Jul 11, 2014

Bhau Kalchuri - obituary

The Telegraph
January 22, 2014

Bhau Kalchuri, who has died aged 86, was an Indian writer and poet, and the biographer and close disciple of Meher Baba (1894-1969), an Indian guru famous for, among other things, not uttering a word during the last 44 years of his life.

Meher Baba, also known as “The Compassionate One”, claimed to be the Avatar — the most recent incarnation of God, following in the footsteps of such figures as Zoroaster, Buddha, Jesus and Mohammed.

Attaching no importance to “creed, dogma, caste systems or religious ceremonies and rites”, he boiled down his teaching into a list of “realities” that included love of God, self-sacrifice, respect for others, self-discipline and calm in adversity. He taught that true self-realisation comes about over millions of reincarnations — a process he called “involution”. For the last silent 44 years of his life, he communicated with an alphabet board and eventually only with hand gestures.

Baba’s teachings caught on in the West, where he became something of a celebrity. In the 1930s he travelled to America and hobnobbed with Hollywood stars such as Gary Cooper, Charles Laughton, Tallulah Bankhead, Boris Karloff, Mary Pickford and Douglas Fairbanks junior He also travelled to Britain on the same ship as Mahatma Gandhi. The pair were reported to have had several meetings at which (according to his followers) Baba advised Gandhi to abandon politics, provoking a sharp response from an aide to the Mahatma: “You may say emphatically that Gandhi never asked Meher Baba for help or for spiritual or other advice.”


In the 1950s Baba established a spiritual centre in South Carolina, and in the 1960s was one of several Indian gurus whose teachings caught on with hippies and pop stars of the era. He provided the inspiration for Pete Townshend’s pop opera character Tommy — the deaf, dumb and blind boy who “sure played a mean pinball” — while his slogan, “Don’t Worry, Be Happy’’ inspired a notably irritating song by Bobby McFerrin in 1988 (it was subsequently used to savagely ironic effect in war movies).

In the jargon of his followers, Baba “dropped his body” in 1969. For the last 16 years of his life Kalchuri had been one of his closest disciples (or mandala), serving as his nightwatchman, secretary and translator. Among other things, Baba encouraged “Bhau” (“Brother” in Hindi) Kalchuri to write songs, poetry and Hindi forms of Persian ghazals (love poems to God). Before he died Baba also asked him to write his biography — also in Hindi verse, tapping out the metre he wanted him to employ.

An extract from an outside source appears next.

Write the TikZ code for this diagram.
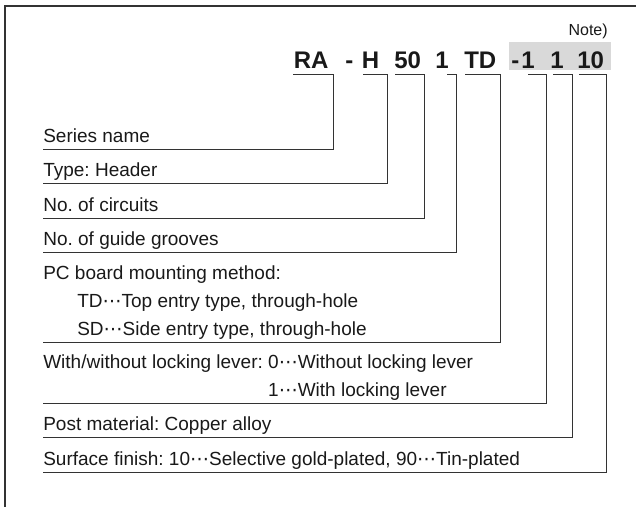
\documentclass[tikz,border=0pt]{standalone}
\usepackage{fontspec}
\setmainfont{Liberation Sans}
\newfontfamily\dotsfont{DejaVu Sans}
\newcommand{\tdots}{{\dotsfont ⋯}}
\frenchspacing
\begin{document}
\begin{tikzpicture}[x=1pt, y=-1pt, semithick]
    \tikzset{code/.style={font=\fontsize{24}{24}\selectfont\bfseries, text=black!90, inner sep=0pt, anchor=base west},
             label/.style={font=\fontsize{19}{28}\selectfont, text=black!90, align=left, inner xsep=0pt, inner ysep=6.5pt, text depth=0pt, anchor=south west},
             bracket/.style={draw=black!80, line width=1pt}}
    \useasboundingbox (0,0) rectangle (636,507);
    \draw[line width=1.5pt, black!80] (636,6) -- (5,6) -- (5,507);
    \fill[black!15] (509,42) rectangle (611,70);
    % model code
    \node[code] (c-ra) at (293.5,68) {RA};
    \node[code] (c-dash) at (345,68) {-};
    \node[code] (c-h) at (361.5,68) {H};
    \node[code] (c-50) at (394,68) {50};
    \node[code] (c-1) at (435,68) {1};
    \node[code] (c-td) at (464,68) {TD};
    \node[code] (c-dash2) at (511,68) {-};
    \node[code] (c-lever) at (521,68) {1};
    \node[code] (c-post) at (550,68) {1};
    \node[code] (c-finish) at (577,68) {10};
    \node[font=\fontsize{16}{16}\selectfont, text=black!90, inner sep=0pt, anchor=base east] (note) at (608,35) {Note)};
    % descriptions
    \node[label] (series) at (43,149) {Series name};
    \node[label] (type) at (43,183.5) {Type: Header};
    \node[label] (circuits) at (43,218) {No. of circuits};
    \node[label] (grooves) at (43,252.5) {No. of guide grooves};
    \node[label] (mounting) at (43,342) {PC board mounting method:\\
        \hspace*{34pt}TD\tdots Top entry type, through-hole\\
        \hspace*{34pt}SD\tdots Side entry type, through-hole};
    \node[label] (lever) at (43,403) {With/without locking lever: 0\tdots Without locking lever\\
        \phantom{With/without locking lever: }1\tdots With locking lever};
    \node[label] (material) at (43,437) {Post material: Copper alloy};
    \node[label] (finish) at (43,472) {Surface finish: 10\tdots Selective gold-plated, 90\tdots Tin-plated};
    % brackets
    \foreach \lab/\xa/\xb in {series/293/333, type/363/387, circuits/395/424, grooves/447/456,
                              mounting/465/500, lever/528/546, material/553/572, finish/579/606} {
        \coordinate (\lab-in) at (\xa,74);
        \coordinate (\lab-top) at (\xb,74);
        \draw[bracket] (\lab-in) -- (\lab-top) -- (\lab-top |- \lab.south) -- (\lab.south west);
    }
\end{tikzpicture}
\end{document}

Kalchuri prepared the ground by writing a prose version in English — a massive 6,472-page chronicle in 20 volumes, finishing the work in eight months in 1971, writing 18 hours a day. His physical endurance was extraordinary: food and the call of nature were secondary to his work for his master.

Vir Singh Kalchuri was born on January 13 1927 into a prosperous Rajput family in Katangi, Madhya Pradesh. After a degree in public administration, law and science at Nagpur University, he took graduate studies.

In 1952, however, the course of his life was changed by a chance meeting with Meher Baba at a public gathering. “From a distance, I saw him. He was so radiant, so glorious,” Kalchuri recalled. When Kalchuri pleaded to become his disciple, Baba asked: “Will you obey my instructions? If I ask you to become naked and go begging, will you?” Kalchuri assented and began to undress, but Baba stopped him. In 1953, after completing his studies, Kalchuri became, at 27, the youngest resident mandala of Meher Baba’s ashram.

After Baba’s death, Kalchuri devoted himself to keeping his flame alive, publishing several more books, serving as chairman of the Avatar Meher Baba Trust in India and travelling round the world to spread his teachings. He was meticulous in answering every card, letter or email sent to him, and held weekly sessions on Skype.

“God alone exists,” he proclaimed. “Whatever we see existing, exists in non-existence.”